-------- Exercise input
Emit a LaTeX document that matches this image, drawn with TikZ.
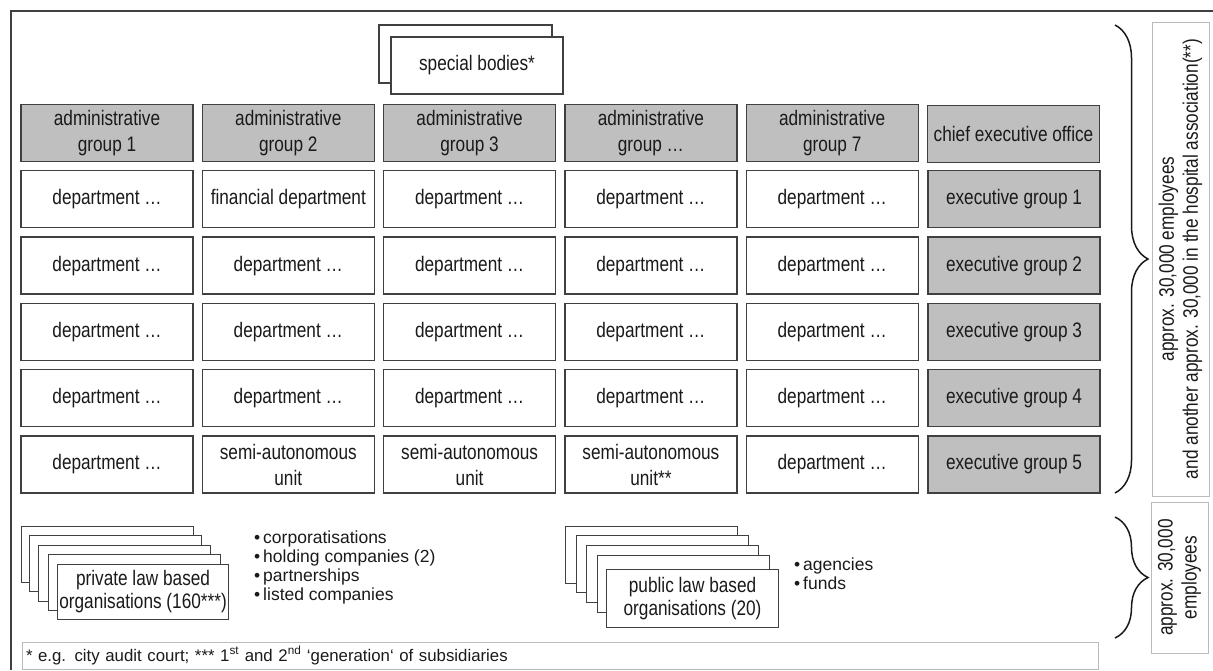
\documentclass[tikz,border=0pt]{standalone}
\usepackage{fontspec}
\setmainfont{Liberation Sans}[FakeStretch=0.82]
\newfontfamily\widefont{Liberation Sans}
\usetikzlibrary{decorations.pathreplacing}
\definecolor{boxgrey}{HTML}{BFBFBF}
\definecolor{edge}{HTML}{404040}
\definecolor{lightedge}{HTML}{BBBBBB}
\definecolor{ink}{HTML}{1A1A1A}
\tikzset{
  cell/.style={draw=edge, line width=1.3pt, fill=white, minimum width=172pt, minimum height=57pt, inner sep=0pt, align=center, text=ink, font=\fontsize{21}{26}\selectfont},
  gcell/.style={cell, fill=boxgrey},
  stackbox/.style={draw=edge, line width=1.1pt, fill=white},
  sidebox/.style={draw=lightedge, line width=1pt, inner sep=0pt, align=center, text=ink, font=\fontsize{21}{24}\selectfont, rotate=90},
  bullets/.style={align=left, text=ink, inner sep=0pt, font=\widefont\fontsize{17.5}{19}\selectfont},
  bracestyle/.style={draw=ink, line width=1.5pt, decorate, decoration={brace, amplitude=33pt}}
}
\begin{document}
\begin{tikzpicture}[x=1pt, y=-1pt]
\useasboundingbox (0,0) rectangle (1213,670);
% outer frame
\coordinate (fbl) at (11,670);
\coordinate (ftl) at (11,11);
\coordinate (ftr) at (1213,11);
\draw[color=edge, line width=1.5pt] (fbl) -- (ftl) -- (ftr);

% special bodies
\node[stackbox, minimum width=173pt, minimum height=58pt, inner sep=0pt] (sb0) at (465.5,54) {};
\node[cell, minimum width=172pt, minimum height=57pt] (sb1) at (477,65.5) {special bodies*};

% columns
\foreach \i/\t in {1/{administrative\\group 1},2/{administrative\\group 2},3/{administrative\\group 3},4/{administrative\\group \dots},5/{administrative\\group 7}}{
  \node[gcell] (adm\i) at ({107+181.3*(\i-1)},133) {\t};
}
\node[gcell] (ceo) at (1013.5,134) {chief executive office};

% department rows
\foreach \r in {1,...,5}{
  \node[gcell] (ex\r) at (1014,{133+66.3*\r}) {executive group \r};
}
\node[cell] (d11) at (107,199.3) {department \dots};
\node[cell] (d12) at (288.3,199.3) {financial department};
\node[cell] (d13) at (469.6,199.3) {department \dots};
\node[cell] (d14) at (650.9,199.3) {department \dots};
\node[cell] (d15) at (832.2,199.3) {department \dots};
\foreach \r in {2,3,4}{
  \foreach \c in {1,...,5}{
    \node[cell] (d\r\c) at ({107+181.3*(\c-1)},{133+66.3*\r}) {department \dots};
  }
}
\node[cell] (d51) at (107,464.5) {department \dots};
\node[cell] (d52) at (288.3,464.5) {semi-autonomous\\unit};
\node[cell] (d53) at (469.6,464.5) {semi-autonomous\\unit};
\node[cell] (d54) at (650.9,464.5) {semi-autonomous\\unit**};
\node[cell] (d55) at (832.2,464.5) {department \dots};

% private law stack
\foreach \k/\l/\t in {0/21/526,1/29/535,2/38/545,3/48/554}{
  \node[stackbox, minimum width=172pt, minimum height=56pt, inner sep=0pt, anchor=north west] (pv\k) at (\l,\t) {};
}
\node[stackbox, minimum width=171pt, minimum height=55pt, inner sep=0pt, anchor=north west] (pv4) at (57,564) {};
\node[align=center, text=ink, inner sep=0pt, font=\fontsize{21}{23}\selectfont] (pvt) at (pv4.center) {private law based\\organisations (160***)};
\node[bullets, anchor=west] (pvl) at (254,567) {\textbullet\,corporatisations\\\textbullet\,holding companies (2)\\\textbullet\,partnerships\\\textbullet\,listed companies};

% public law stack
\foreach \k/\l/\t in {0/565/526,1/576/535,2/586/545,3/597/555}{
  \node[stackbox, minimum width=172pt, minimum height=57pt, inner sep=0pt, anchor=north west] (pb\k) at (\l,\t) {};
}
\node[stackbox, minimum width=172pt, minimum height=58pt, inner sep=0pt, anchor=north west] (pb4) at (606,569) {};
\node[align=center, text=ink, inner sep=0pt, font=\fontsize{21}{23}\selectfont] (pbt) at (pb4.center) {public law based\\organisations (20)};
\node[bullets, anchor=west] (pbl) at (794,574) {\textbullet\,agencies\\\textbullet\,funds};

% footnote
\node[draw=lightedge, line width=1pt, minimum width=1076pt, minimum height=27pt, inner sep=3pt, text width=1068pt, align=left, text=ink, font=\widefont\fontsize{16.8}{18}\selectfont] (foot) at (560,655.5) {* e.g. city audit court; *** 1\textsuperscript{st} and 2\textsuperscript{nd} ‘generation‘ of subsidiaries};

% side boxes
\node[sidebox, minimum width=474pt, minimum height=57pt] (side1) at (1180.5,259) {approx. 30,000 employees\\and another approx. 30,000 in the hospital association(**)};
\node[sidebox, minimum width=151pt, minimum height=57pt] (side2) at (1179.5,577.5) {approx. 30,000\\employees};

% braces
\coordinate (b1t) at (1115,25);
\coordinate (b1b) at (1115,493);
\coordinate (b2t) at (1115,517);
\coordinate (b2b) at (1115,638);
\draw[bracestyle] (b1t) -- (b1b);
\draw[bracestyle] (b2t) -- (b2b);
\end{tikzpicture}
\end{document}
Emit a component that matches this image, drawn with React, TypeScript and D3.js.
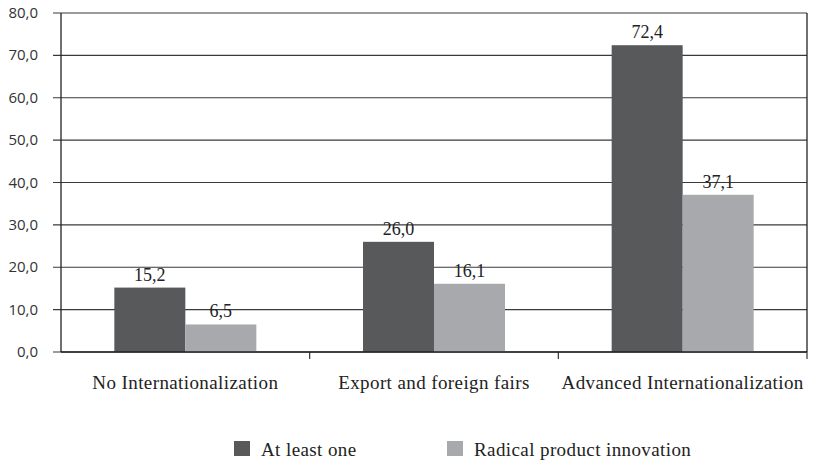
----------------
_What the task asks_: Give again, word for word, every line from the top of the data above to the line holding "(ceo) at (1013.5,134)", inclusive, with the pictures left out.

_Solution to this problem_:
Emit a LaTeX document that matches this image, drawn with TikZ.
\documentclass[tikz,border=0pt]{standalone}
\usepackage{fontspec}
\setmainfont{Liberation Sans}[FakeStretch=0.82]
\newfontfamily\widefont{Liberation Sans}
\usetikzlibrary{decorations.pathreplacing}
\definecolor{boxgrey}{HTML}{BFBFBF}
\definecolor{edge}{HTML}{404040}
\definecolor{lightedge}{HTML}{BBBBBB}
\definecolor{ink}{HTML}{1A1A1A}
\tikzset{
  cell/.style={draw=edge, line width=1.3pt, fill=white, minimum width=172pt, minimum height=57pt, inner sep=0pt, align=center, text=ink, font=\fontsize{21}{26}\selectfont},
  gcell/.style={cell, fill=boxgrey},
  stackbox/.style={draw=edge, line width=1.1pt, fill=white},
  sidebox/.style={draw=lightedge, line width=1pt, inner sep=0pt, align=center, text=ink, font=\fontsize{21}{24}\selectfont, rotate=90},
  bullets/.style={align=left, text=ink, inner sep=0pt, font=\widefont\fontsize{17.5}{19}\selectfont},
  bracestyle/.style={draw=ink, line width=1.5pt, decorate, decoration={brace, amplitude=33pt}}
}
\begin{document}
\begin{tikzpicture}[x=1pt, y=-1pt]
\useasboundingbox (0,0) rectangle (1213,670);
% outer frame
\coordinate (fbl) at (11,670);
\coordinate (ftl) at (11,11);
\coordinate (ftr) at (1213,11);
\draw[color=edge, line width=1.5pt] (fbl) -- (ftl) -- (ftr);

% special bodies
\node[stackbox, minimum width=173pt, minimum height=58pt, inner sep=0pt] (sb0) at (465.5,54) {};
\node[cell, minimum width=172pt, minimum height=57pt] (sb1) at (477,65.5) {special bodies*};

% columns
\foreach \i/\t in {1/{administrative\\group 1},2/{administrative\\group 2},3/{administrative\\group 3},4/{administrative\\group \dots},5/{administrative\\group 7}}{
  \node[gcell] (adm\i) at ({107+181.3*(\i-1)},133) {\t};
}
\node[gcell] (ceo) at (1013.5,134) {chief executive office};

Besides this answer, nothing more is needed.